I have posted for shotgun choice help before and the advice was sound and helpful. I now have two- a Mossberg 500 hybrid pump with a pistol grip and a fully adjustable stock (for short lop) for hiking safety and home defense and my Benelli 20 ga youth model that I am currently using for trap shooting.

Trap is something my women's shooting group is starting up at my range. It is a lot of fun, but my range also has sporting clay and skeet, so I may want to get into sporting clays when I get much more proficient.

My 20 gauge Benelli Montefeltro is nice- love the semi-auto reduced recoil (I am a really short senior).
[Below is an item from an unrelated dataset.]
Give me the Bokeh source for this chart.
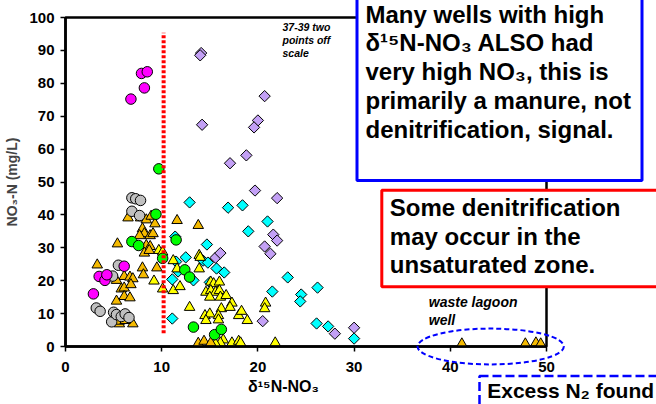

The 20 ga is not the best choice for trap and I would like to get a reasonably priced 12 gauge semi-auto. Problem is I have not found much information on-line about the differences between guns for trap vs sporting clays vs skeet. Is it possible to use a gun that will suffice for trap and for one of the other sports? I am not interested in anything more than local competition and have no interest in championship shooting. This is strictly for fun and becoming a better marksman.

My budget is to stick to under 2K. I have been nudged towards the Beretta A300 Outlander Sporting and the Beretta A400 Xcel (30" barrel). I thought the CZ 712 Target G2 at under 1K might be a contender. No telling when that would be available with Turkey on the outs with us at the moment. The reason I thought CZ is that I have 2 of their pistols that I love for accuracy, durability and reliability.

Is it possible to get a shotgun that can span trap and sporting clays?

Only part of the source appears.